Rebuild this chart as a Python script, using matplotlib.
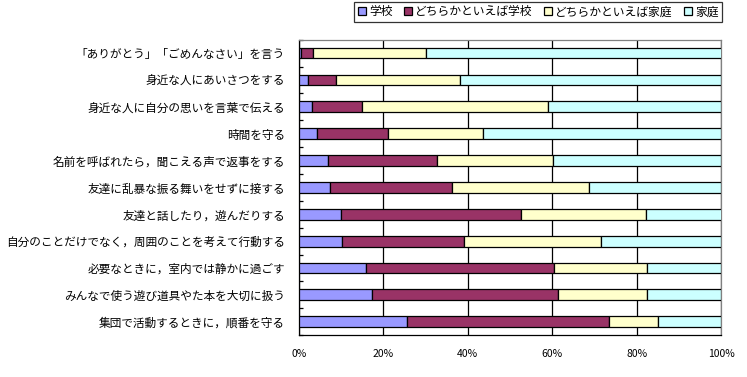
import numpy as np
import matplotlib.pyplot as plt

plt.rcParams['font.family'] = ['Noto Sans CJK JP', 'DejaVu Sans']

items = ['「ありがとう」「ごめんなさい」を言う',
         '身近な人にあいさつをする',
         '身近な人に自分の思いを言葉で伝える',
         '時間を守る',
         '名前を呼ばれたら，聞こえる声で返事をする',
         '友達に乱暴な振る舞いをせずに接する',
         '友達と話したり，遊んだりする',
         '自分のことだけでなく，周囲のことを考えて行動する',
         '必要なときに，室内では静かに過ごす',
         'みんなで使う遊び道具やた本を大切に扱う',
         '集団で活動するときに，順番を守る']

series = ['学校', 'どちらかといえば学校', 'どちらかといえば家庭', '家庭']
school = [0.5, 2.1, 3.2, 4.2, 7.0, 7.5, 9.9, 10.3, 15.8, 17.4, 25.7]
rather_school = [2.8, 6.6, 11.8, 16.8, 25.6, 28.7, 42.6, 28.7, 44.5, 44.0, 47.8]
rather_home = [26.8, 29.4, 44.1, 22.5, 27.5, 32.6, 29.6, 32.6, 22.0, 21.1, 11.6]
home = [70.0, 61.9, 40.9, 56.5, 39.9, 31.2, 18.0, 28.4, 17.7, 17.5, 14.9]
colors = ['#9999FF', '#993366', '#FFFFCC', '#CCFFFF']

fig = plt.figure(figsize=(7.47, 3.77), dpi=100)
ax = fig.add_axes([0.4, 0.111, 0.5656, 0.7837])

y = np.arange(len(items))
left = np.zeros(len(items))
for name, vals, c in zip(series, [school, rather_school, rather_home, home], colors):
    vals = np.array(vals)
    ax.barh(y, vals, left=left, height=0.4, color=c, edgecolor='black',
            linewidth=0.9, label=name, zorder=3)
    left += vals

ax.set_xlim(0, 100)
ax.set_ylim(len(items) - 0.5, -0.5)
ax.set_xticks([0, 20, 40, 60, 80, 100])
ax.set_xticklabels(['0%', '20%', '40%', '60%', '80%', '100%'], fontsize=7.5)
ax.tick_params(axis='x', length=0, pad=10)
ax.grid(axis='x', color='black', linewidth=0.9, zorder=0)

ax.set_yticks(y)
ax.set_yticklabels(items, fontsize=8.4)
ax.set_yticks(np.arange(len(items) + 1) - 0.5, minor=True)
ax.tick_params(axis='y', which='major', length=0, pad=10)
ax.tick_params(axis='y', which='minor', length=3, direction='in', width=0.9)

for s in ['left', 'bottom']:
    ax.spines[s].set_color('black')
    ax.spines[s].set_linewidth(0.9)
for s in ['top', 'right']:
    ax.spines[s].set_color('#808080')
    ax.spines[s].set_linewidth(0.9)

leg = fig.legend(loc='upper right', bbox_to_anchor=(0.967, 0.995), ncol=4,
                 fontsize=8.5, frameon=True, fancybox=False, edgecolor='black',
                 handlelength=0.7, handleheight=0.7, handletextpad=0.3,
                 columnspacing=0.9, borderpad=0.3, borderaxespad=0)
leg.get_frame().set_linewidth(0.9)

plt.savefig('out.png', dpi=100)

* * * * * * * * *

*Directions:*
Restate the data above word for word. Skip every picture.

*Finished exercise:*
Rebuild this chart as a Python script, using matplotlib.
import numpy as np
import matplotlib.pyplot as plt

plt.rcParams['font.family'] = ['Noto Sans CJK JP', 'DejaVu Sans']

items = ['「ありがとう」「ごめんなさい」を言う',
         '身近な人にあいさつをする',
         '身近な人に自分の思いを言葉で伝える',
         '時間を守る',
         '名前を呼ばれたら，聞こえる声で返事をする',
         '友達に乱暴な振る舞いをせずに接する',
         '友達と話したり，遊んだりする',
         '自分のことだけでなく，周囲のことを考えて行動する',
         '必要なときに，室内では静かに過ごす',
         'みんなで使う遊び道具やた本を大切に扱う',
         '集団で活動するときに，順番を守る']

series = ['学校', 'どちらかといえば学校', 'どちらかといえば家庭', '家庭']
school = [0.5, 2.1, 3.2, 4.2, 7.0, 7.5, 9.9, 10.3, 15.8, 17.4, 25.7]
rather_school = [2.8, 6.6, 11.8, 16.8, 25.6, 28.7, 42.6, 28.7, 44.5, 44.0, 47.8]
rather_home = [26.8, 29.4, 44.1, 22.5, 27.5, 32.6, 29.6, 32.6, 22.0, 21.1, 11.6]
home = [70.0, 61.9, 40.9, 56.5, 39.9, 31.2, 18.0, 28.4, 17.7, 17.5, 14.9]
colors = ['#9999FF', '#993366', '#FFFFCC', '#CCFFFF']

fig = plt.figure(figsize=(7.47, 3.77), dpi=100)
ax = fig.add_axes([0.4, 0.111, 0.5656, 0.7837])

y = np.arange(len(items))
left = np.zeros(len(items))
for name, vals, c in zip(series, [school, rather_school, rather_home, home], colors):
    vals = np.array(vals)
    ax.barh(y, vals, left=left, height=0.4, color=c, edgecolor='black',
            linewidth=0.9, label=name, zorder=3)
    left += vals

ax.set_xlim(0, 100)
ax.set_ylim(len(items) - 0.5, -0.5)
ax.set_xticks([0, 20, 40, 60, 80, 100])
ax.set_xticklabels(['0%', '20%', '40%', '60%', '80%', '100%'], fontsize=7.5)
ax.tick_params(axis='x', length=0, pad=10)
ax.grid(axis='x', color='black', linewidth=0.9, zorder=0)

ax.set_yticks(y)
ax.set_yticklabels(items, fontsize=8.4)
ax.set_yticks(np.arange(len(items) + 1) - 0.5, minor=True)
ax.tick_params(axis='y', which='major', length=0, pad=10)
ax.tick_params(axis='y', which='minor', length=3, direction='in', width=0.9)

for s in ['left', 'bottom']:
    ax.spines[s].set_color('black')
    ax.spines[s].set_linewidth(0.9)
for s in ['top', 'right']:
    ax.spines[s].set_color('#808080')
    ax.spines[s].set_linewidth(0.9)

leg = fig.legend(loc='upper right', bbox_to_anchor=(0.967, 0.995), ncol=4,
                 fontsize=8.5, frameon=True, fancybox=False, edgecolor='black',
                 handlelength=0.7, handleheight=0.7, handletextpad=0.3,
                 columnspacing=0.9, borderpad=0.3, borderaxespad=0)
leg.get_frame().set_linewidth(0.9)

plt.savefig('out.png', dpi=100)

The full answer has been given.